Der kritisch‑psychologische Vorgang, der aufgrund des in der Hauptverhandlung gewonnenen persönlichen Eindrucks zur Überzeugung der Tatrichter von der Glaubwürdigkeit eines Zeugen führt, ist als solcher der Anfechtung mit Mängelrüge entzogen (RIS‑Justiz RS0106588; Ratz, WK‑StPO § 281 Rz 431).

Ehemann und Tochter der Beschwerdeführerin hat das Erstgericht aufgrund des persönlichen Eindrucks jegliche Glaubwürdigkeit abgesprochen (US 12), ohne verpflichtet gewesen zu sein, jedes Detail in deren Aussagen gesondert zu erörtern (Z 5 zweiter Fall, nominell teilweise auch verfehlt unter Z 5a).

Im Übrigen verliert sich das Rechtsmittel ‑ im kollegialgerichtlichen Verfahren unstatthaft und sohin unbeachtlich ‑ in eigenständig beweiswürdigende Ausführungen nach Art einer nur im Einzelrichterprozess gesetzlich vorgesehenen Berufung wegen des Ausspruchs über die Schuld (zB „es mutet ... befremdlich an“).

Spekulationen über Alternativszenarien und vom Opfer zu erwartende Handlungsweisen (schriftliches Festhalten der Geldübergaben) sowie die Bewertung dessen tatsächlichen Agierens als „nicht nachvollziehbar“ oder nicht „lebensnahe“ (teilweises Ausborgen des für die Angeklagte bestimmten Geldes) ist nicht Gegenstand einer prozessordnungsgemäß dargestellten Tatsachenrüge (Z 5a).

Der ‑ noch dazu substratlos erhobene ‑ Vorwurf der „Außerachtlassung der Pflicht zur amtswegigen Erforschung der Wahrheit“ versäumt die Darlegung, wodurch die Angeklagte an der Ausübung ihres Rechtes, Beweisaufnahmen in der Hauptverhandlung sachgerecht zu beantragen, gehindert war (RIS‑Justiz RS0114036, RS0115823; Ratz, WK‑StPO § 281 Rz 480).
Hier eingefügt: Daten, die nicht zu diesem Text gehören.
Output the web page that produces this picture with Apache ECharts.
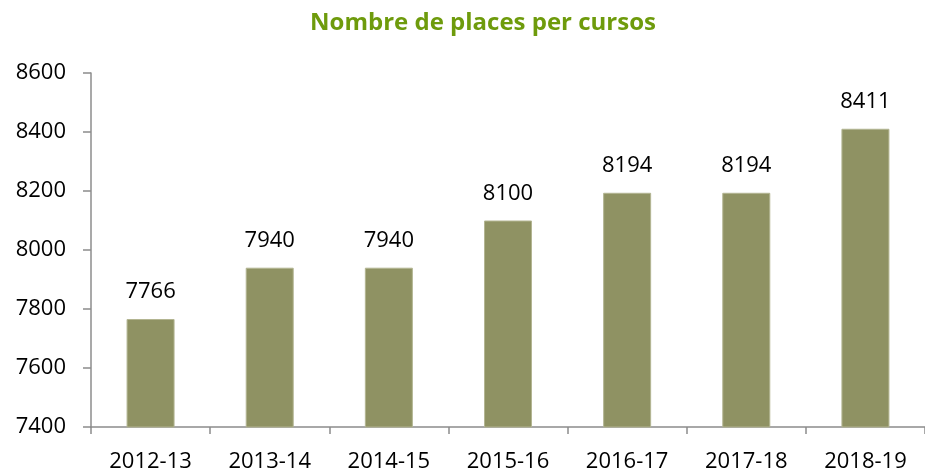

Kein Feststellungsmangel (vgl dazu Ratz, WK‑StPO § 281 Rz 600 ff) wird in einer meritorisch behandelbaren Form vorgebracht, wenn die Rechtsmittelwerberin aus § 281 Abs 1 Z 9 lit a StPO auf eine Aussage des Opfers verweist, „die Angeklagte habe ihm gegenüber erwähnt, die ihr ausgehändigten Geldbeträge im Herbst 2013 zurückzubezahlen“, und dies in Relation zur Anklageerhebung im Oktober 2013 (ON 11) setzt.

Die Bezugnahme auf das Vorbringen der formellen Nichtigkeitsgründe ist sinnfällig nicht geeignet, eine materiell‑rechtliche Nichtigkeit zur prozessordnungskonformen Darstellung zu bringen (RIS‑Justiz RS0099810).

Die Nichtigkeitsbeschwerde war daher bereits bei nichtöffentlicher Beratung sofort zurückzuweisen (§ 285d Abs 1 StPO), woraus die Zuständigkeit des Oberlandesgerichts zur Entscheidung über die Berufung folgt (§ 285i StPO).

Die Kostenentscheidung beruht auf § 390a Abs 1 StPO.